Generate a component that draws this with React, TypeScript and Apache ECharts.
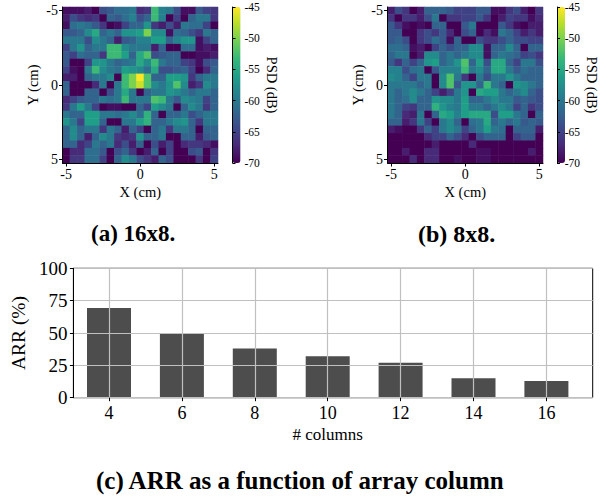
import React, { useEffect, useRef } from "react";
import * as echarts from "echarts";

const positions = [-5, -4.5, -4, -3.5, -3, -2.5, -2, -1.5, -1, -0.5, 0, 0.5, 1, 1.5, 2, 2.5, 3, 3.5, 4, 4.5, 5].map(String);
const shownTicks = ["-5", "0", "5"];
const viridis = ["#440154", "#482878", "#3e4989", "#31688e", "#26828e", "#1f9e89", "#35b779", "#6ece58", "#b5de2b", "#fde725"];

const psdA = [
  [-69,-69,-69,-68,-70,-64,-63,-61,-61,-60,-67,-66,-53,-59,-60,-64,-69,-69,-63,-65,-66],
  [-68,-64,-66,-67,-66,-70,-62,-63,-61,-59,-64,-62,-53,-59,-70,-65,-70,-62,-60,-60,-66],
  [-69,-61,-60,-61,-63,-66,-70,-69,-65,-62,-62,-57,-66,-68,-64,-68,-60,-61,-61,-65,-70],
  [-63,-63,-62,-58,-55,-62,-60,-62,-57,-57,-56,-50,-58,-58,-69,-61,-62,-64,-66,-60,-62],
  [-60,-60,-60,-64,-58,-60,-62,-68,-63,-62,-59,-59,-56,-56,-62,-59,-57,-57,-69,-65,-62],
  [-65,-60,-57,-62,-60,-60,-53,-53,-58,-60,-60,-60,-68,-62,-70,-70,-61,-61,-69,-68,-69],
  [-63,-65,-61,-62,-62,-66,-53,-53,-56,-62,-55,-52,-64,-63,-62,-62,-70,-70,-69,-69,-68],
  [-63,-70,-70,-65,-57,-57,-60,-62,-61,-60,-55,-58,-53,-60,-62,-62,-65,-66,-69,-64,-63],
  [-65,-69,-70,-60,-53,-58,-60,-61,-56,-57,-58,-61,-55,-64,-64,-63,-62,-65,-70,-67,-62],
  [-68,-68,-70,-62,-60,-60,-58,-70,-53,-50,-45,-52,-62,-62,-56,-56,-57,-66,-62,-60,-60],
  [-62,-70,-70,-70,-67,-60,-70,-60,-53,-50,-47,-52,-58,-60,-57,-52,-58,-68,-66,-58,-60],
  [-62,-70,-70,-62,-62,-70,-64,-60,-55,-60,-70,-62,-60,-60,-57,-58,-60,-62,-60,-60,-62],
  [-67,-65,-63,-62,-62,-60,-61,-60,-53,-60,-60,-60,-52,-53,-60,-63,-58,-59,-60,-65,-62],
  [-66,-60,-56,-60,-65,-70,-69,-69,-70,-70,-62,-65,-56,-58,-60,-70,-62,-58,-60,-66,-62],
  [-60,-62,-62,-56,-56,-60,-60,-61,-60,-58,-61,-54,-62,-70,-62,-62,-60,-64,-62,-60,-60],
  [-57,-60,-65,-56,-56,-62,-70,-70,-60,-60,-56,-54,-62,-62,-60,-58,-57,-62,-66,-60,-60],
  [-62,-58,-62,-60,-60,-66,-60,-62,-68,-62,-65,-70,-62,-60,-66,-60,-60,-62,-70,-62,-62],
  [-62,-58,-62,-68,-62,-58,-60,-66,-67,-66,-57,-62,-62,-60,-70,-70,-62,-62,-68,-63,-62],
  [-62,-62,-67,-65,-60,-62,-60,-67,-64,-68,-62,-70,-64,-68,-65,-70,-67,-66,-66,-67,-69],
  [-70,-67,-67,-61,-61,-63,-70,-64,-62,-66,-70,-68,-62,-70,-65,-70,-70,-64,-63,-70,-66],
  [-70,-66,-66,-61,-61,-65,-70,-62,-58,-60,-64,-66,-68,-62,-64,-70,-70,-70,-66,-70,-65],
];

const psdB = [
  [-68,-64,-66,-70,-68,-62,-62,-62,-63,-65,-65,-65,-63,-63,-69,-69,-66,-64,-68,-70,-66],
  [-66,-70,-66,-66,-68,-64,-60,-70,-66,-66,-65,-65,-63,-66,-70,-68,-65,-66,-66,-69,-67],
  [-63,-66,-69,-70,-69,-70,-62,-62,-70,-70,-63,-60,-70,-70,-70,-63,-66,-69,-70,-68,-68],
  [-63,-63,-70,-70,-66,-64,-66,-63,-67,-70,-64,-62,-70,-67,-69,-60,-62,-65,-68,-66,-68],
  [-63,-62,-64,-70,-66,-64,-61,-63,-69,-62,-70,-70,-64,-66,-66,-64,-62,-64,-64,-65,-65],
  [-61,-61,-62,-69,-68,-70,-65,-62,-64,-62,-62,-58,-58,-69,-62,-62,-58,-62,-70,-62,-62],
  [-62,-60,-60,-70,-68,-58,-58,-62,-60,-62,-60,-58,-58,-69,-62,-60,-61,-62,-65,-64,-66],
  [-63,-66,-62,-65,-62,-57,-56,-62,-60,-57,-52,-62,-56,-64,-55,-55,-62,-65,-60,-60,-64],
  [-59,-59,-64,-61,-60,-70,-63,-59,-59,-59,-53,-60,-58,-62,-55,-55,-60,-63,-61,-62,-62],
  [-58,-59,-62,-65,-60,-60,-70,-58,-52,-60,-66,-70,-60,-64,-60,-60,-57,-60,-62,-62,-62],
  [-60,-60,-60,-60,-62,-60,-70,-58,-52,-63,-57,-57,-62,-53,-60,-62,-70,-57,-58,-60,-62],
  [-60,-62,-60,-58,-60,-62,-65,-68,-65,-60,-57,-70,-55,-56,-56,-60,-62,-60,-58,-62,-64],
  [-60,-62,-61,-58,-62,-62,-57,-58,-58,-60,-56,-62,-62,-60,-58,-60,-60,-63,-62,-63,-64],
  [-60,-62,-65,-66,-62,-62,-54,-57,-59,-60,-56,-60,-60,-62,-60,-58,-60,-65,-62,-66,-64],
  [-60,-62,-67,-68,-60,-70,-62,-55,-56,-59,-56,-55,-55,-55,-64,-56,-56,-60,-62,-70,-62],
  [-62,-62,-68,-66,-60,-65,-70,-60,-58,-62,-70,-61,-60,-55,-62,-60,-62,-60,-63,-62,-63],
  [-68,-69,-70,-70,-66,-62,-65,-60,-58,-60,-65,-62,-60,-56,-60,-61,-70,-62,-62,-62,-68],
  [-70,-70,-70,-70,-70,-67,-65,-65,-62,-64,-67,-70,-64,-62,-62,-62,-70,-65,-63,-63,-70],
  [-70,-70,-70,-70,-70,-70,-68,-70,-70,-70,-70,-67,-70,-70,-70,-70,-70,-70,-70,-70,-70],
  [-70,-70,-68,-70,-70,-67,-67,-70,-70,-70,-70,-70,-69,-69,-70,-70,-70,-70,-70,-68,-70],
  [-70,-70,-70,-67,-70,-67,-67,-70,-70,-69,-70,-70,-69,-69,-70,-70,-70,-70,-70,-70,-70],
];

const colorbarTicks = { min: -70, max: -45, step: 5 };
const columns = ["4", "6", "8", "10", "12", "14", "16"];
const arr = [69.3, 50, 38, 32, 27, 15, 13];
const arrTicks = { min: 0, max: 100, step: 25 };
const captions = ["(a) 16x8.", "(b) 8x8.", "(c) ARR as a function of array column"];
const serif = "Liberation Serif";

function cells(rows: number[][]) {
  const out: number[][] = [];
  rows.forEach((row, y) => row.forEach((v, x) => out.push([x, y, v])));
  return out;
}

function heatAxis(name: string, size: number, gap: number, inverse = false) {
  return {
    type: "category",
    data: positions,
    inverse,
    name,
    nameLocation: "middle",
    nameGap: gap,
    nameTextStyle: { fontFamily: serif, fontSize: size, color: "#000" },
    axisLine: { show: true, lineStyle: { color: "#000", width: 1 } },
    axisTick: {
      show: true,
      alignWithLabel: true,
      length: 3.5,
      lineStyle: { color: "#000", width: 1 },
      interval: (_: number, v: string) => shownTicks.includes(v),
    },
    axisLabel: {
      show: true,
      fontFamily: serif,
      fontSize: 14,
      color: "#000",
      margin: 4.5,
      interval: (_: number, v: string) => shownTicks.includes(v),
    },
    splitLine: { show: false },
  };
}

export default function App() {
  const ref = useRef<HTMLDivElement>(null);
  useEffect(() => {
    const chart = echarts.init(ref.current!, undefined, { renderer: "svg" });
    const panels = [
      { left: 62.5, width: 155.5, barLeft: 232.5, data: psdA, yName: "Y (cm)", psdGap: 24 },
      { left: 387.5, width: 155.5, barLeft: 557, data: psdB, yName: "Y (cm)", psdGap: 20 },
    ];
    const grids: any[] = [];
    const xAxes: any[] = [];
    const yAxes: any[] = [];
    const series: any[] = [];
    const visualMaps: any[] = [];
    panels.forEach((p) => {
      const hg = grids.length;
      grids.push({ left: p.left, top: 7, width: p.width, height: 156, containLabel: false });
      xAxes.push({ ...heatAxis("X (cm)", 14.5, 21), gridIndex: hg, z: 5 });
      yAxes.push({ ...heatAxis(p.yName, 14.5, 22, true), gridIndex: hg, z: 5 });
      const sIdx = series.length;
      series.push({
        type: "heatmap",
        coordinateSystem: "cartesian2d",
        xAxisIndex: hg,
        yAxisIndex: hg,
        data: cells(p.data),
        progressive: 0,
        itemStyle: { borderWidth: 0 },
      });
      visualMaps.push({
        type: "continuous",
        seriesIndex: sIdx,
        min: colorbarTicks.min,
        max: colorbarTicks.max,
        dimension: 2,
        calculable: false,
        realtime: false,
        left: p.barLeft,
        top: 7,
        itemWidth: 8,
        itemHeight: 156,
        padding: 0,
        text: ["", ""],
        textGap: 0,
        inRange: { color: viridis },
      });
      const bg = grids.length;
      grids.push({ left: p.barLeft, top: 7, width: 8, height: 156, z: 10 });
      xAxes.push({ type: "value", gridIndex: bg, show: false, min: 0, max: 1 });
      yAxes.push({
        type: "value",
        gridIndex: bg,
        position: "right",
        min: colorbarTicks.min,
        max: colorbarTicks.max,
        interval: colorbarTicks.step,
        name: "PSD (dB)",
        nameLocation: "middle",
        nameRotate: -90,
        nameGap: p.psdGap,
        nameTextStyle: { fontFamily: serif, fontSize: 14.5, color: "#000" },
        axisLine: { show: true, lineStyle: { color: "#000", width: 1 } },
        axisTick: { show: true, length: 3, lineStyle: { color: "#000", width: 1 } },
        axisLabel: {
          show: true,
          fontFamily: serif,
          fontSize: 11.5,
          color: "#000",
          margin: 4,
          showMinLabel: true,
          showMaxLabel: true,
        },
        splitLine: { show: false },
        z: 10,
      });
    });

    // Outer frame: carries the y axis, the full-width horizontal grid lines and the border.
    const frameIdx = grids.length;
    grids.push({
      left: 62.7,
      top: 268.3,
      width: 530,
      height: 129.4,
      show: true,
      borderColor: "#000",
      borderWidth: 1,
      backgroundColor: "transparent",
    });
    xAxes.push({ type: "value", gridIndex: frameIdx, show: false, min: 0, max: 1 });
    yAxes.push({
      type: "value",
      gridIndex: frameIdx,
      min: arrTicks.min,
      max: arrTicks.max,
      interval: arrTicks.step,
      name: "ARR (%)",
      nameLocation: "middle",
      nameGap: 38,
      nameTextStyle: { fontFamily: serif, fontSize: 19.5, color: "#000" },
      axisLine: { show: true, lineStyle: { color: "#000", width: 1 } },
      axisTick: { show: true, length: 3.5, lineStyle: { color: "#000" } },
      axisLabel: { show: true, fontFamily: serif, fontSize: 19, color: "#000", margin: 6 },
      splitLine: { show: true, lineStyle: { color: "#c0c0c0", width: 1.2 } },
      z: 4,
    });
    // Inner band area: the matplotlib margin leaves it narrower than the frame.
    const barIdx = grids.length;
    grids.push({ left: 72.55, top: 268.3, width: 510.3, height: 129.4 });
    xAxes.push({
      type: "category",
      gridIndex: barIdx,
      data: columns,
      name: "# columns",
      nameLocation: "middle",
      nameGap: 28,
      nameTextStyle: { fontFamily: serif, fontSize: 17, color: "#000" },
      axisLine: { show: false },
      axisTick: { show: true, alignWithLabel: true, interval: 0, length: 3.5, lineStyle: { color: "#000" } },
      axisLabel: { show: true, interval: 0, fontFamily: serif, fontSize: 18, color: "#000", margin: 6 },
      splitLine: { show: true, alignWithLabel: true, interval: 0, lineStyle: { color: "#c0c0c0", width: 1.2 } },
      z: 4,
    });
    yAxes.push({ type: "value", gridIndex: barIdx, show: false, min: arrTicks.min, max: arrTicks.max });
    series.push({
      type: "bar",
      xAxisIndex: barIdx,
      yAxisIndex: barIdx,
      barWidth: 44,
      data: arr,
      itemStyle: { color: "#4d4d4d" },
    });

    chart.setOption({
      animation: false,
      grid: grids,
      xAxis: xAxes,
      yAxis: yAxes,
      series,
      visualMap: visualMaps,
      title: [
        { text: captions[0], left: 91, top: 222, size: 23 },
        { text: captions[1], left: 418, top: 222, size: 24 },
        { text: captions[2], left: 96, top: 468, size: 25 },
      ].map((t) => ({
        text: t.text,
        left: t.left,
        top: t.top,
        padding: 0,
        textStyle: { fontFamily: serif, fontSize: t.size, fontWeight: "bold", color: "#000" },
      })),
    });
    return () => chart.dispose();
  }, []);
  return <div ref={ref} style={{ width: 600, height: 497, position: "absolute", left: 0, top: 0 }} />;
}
..........
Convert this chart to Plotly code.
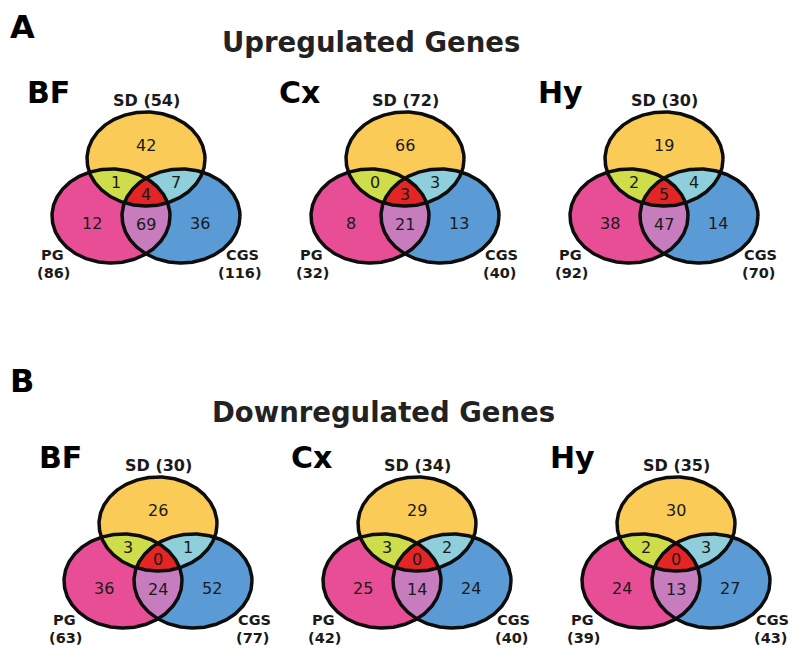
..........
WHAT IS EXPECTED: Above are some records. Output exactly the lines from the one that contains "Generate a component" to the one that contains "import * as", keeping both, and omit the pictures.

RESULT FOR THIS EXERCISE:
Generate a component that draws this with React, TypeScript and Apache ECharts.
import React, { useEffect, useRef } from "react";
import * as echarts from "echarts";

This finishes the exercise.